Читать книгу Die Sanduhr - Claudia Gürtler - Страница 32
Dreissig
ОглавлениеDie Schneekönigin hatte die Hunde bereits eingespannt. Sie wies dem Doktor seinen Platz auf dem Schlitten zu. Seine Beine waren zu lang und fanden nirgendwo Halt, denn das Gefährt war für gedrungene kurzbeinige Inuit-Körper gebaut.
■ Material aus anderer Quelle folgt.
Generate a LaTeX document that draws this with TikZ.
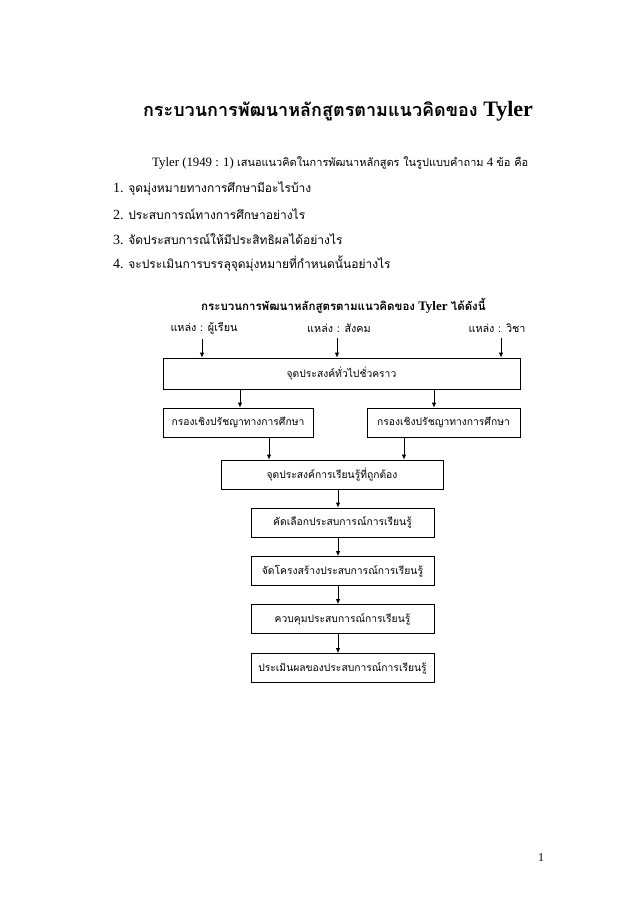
\documentclass[tikz,border=0pt]{standalone}
\usepackage{fontspec}
\usepackage{graphicx}
\setmainfont{Liberation Serif}
\newfontfamily\thai[Script=Thai]{Loma}
\usetikzlibrary{arrows.meta}
\newcommand\fitto[2]{\resizebox{#1}{!}{#2}}
\newcommand\tb{\fontsize{12}{14}\selectfont\thai}
\tikzset{
  box/.style={draw, line width=0.8pt, inner sep=0pt, minimum height=29pt, font=\fontsize{10.3}{12}\selectfont\thai},
  arr/.style={draw, line width=0.8pt, -{Latex[length=5pt,width=4.5pt]}},
  body/.style={anchor=west, inner sep=0pt, font=\fontsize{14}{17}\selectfont},
  src/.style={inner sep=1pt, font=\fontsize{10.8}{12}\selectfont\thai},
}
\begin{document}
\begin{tikzpicture}[x=1pt,y=-1pt]
\useasboundingbox[fill=white] (0,0) rectangle (638,903);
% title
\node[inner sep=0pt] (title) at (338,111) {\bfseries{\fontsize{18}{21}\selectfont\thai กระบวนการพัฒนาหลักสูตรตามแนวคิดของ}\fontsize{22}{26}\selectfont\ Tyler};
% paragraph
\node[body] (p0) at (152,163) {\fitto{376pt}{Tyler (1949 : 1) {\tb เสนอแนวคิดในการพัฒนาหลักสูตร ในรูปแบบคำถาม} 4 {\tb ข้อ คือ}}};
\node[body] (p1) at (113,189) {1. {\tb จุดมุ่งหมายทางการศึกษามีอะไรบ้าง}};
\node[body] (p2) at (113,214) {2. {\tb ประสบการณ์ทางการศึกษาอย่างไร}};
\node[body] (p3) at (113,239) {3. {\tb จัดประสบการณ์ให้มีประสิทธิผลได้อย่างไร}};
\node[body] (p4) at (113,264) {4. {\tb จะประเมินการบรรลุจุดมุ่งหมายที่กำหนดนั้นอย่างไร}};
% subtitle
\node[anchor=west, inner sep=0pt] (sub) at (201,306) {\bfseries{\fontsize{11.5}{14}\selectfont\thai กระบวนการพัฒนาหลักสูตรตามแนวคิดของ}\fontsize{13}{15}\selectfont\ Tyler\ {\fontsize{11.5}{14}\selectfont\thai ได้ดังนี้}};
% sources
\node[src] (s1) at (204,328) {แหล่ง : ผู้เรียน};
\node[src] (s2) at (339,328) {แหล่ง : สังคม};
\node[src] (s3) at (497,328) {แหล่ง : วิชา};
% boxes
\node[box, minimum width=357pt, minimum height=31pt] (b1) at (341.5,373.5) {จุดประสงค์ทั่วไปชั่วคราว};
\node[box, minimum width=150pt] (b2a) at (238,422.5) {กรองเชิงปรัชญาทางการศึกษา};
\node[box, minimum width=153pt] (b2b) at (443.5,422.5) {กรองเชิงปรัชญาทางการศึกษา};
\node[box, minimum width=222pt] (b3) at (332,474.5) {จุดประสงค์การเรียนรู้ที่ถูกต้อง};
\node[box, minimum width=183pt] (b4) at (342.5,522.5) {คัดเลือกประสบการณ์การเรียนรู้};
\node[box, minimum width=183pt] (b5) at (342.5,571) {จัดโครงสร้างประสบการณ์การเรียนรู้};
\node[box, minimum width=183pt] (b6) at (342.5,619) {ควบคุมประสบการณ์การเรียนรู้};
\node[box, minimum width=183pt] (b7) at (342.5,668) {ประเมินผลของประสบการณ์การเรียนรู้};
% page number
\node[inner sep=0pt, font=\fontsize{12}{14}\selectfont] (pg) at (541,858) {1};
% connectors
\draw[arr] ([xshift=-2pt,yshift=-4pt]s1.south) -- ([xshift=-2pt]s1.south |- b1.north);
\draw[arr] ([xshift=-2pt,yshift=-4pt]s2.south) -- ([xshift=-2pt]s2.south |- b1.north);
\draw[arr] ([xshift=4pt,yshift=-4pt]s3.south) -- ([xshift=4pt]s3.south |- b1.north);
\draw[arr] ([xshift=2pt]b2a.north |- b1.south) -- ([xshift=2pt]b2a.north);
\draw[arr] ([xshift=-9.5pt]b2b.north |- b1.south) -- ([xshift=-9.5pt]b2b.north);
\draw[arr] ([xshift=31pt]b2a.south) -- ([xshift=31pt]b2a.south |- b3.north);
\draw[arr] ([xshift=-39.5pt]b2b.south) -- ([xshift=-39.5pt]b2b.south |- b3.north);
\draw[arr] ([xshift=6pt]b3.south) -- ([xshift=6pt]b3.south |- b4.north);
\draw[arr] ([xshift=-4.5pt]b4.south) -- ([xshift=-4.5pt]b5.north);
\draw[arr] ([xshift=-4.5pt]b5.south) -- ([xshift=-4.5pt]b6.north);
\draw[arr] ([xshift=-4.5pt]b6.south) -- ([xshift=-4.5pt]b7.north);
\end{tikzpicture}
\end{document}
Es würde eine anstrengende Fahrt werden.
Das hektische Gebell der Hunde zerriss die Stille des Sonntagmorgens, doch bald lag das Dorf weit zurück und das Keuchen der Hunde und das Knirschen der Kufen auf dem Eis waren die einzigen Geräusche. Sie wollte ihm die himmelblaue Grotte zeigen, die sie erst vor ein paar Tagen entdeckt hatte. Sie würde dem Doktor in ihrer märchenhaften Unergründlichkeit gefallen.
Plötzlich schwenkte der Schlitten in eine festgefrorene Spur im Eis ein. Die Rillen wurden schnell tiefer, und obwohl die Schneekönigin sich dagegen wehrte, folgte der Schlitten nun einem anderen Weg als dem vorgenommenen. Sie erschrak, als sie die Bedeutung dieses Orakels begriff. Sie selbst würde einen ungeplanten Weg zu gehen haben. Eine Weile sträubte sie sich noch, sass stumm und verzweifelt vor dem Doktor auf dem Schlitten, doch dann gestand sie sich eine kühle und überlegene Liebe zu dem hilflosen und lebensuntüchtigen Forscher ein, und als er sie fragte, ob sie mit ihm komme, um zweitausend Kilometer weiter südlich ihr Zelt mit ihm zu teilen, nickte sie stumm.
Er hatte auf Freude gehofft, akzeptierte aber ohne Auflehnung, dass sie keine Freude zeigte. In seinem Herzen keimten die Glücksgefühle wie trotzige Schneeglöckchen, und er stellte sich voller Begeisterung vor, wie überwältigt sie sein würde, wenn sie erst im Überfluss der südlichen Hemisphäre ankam.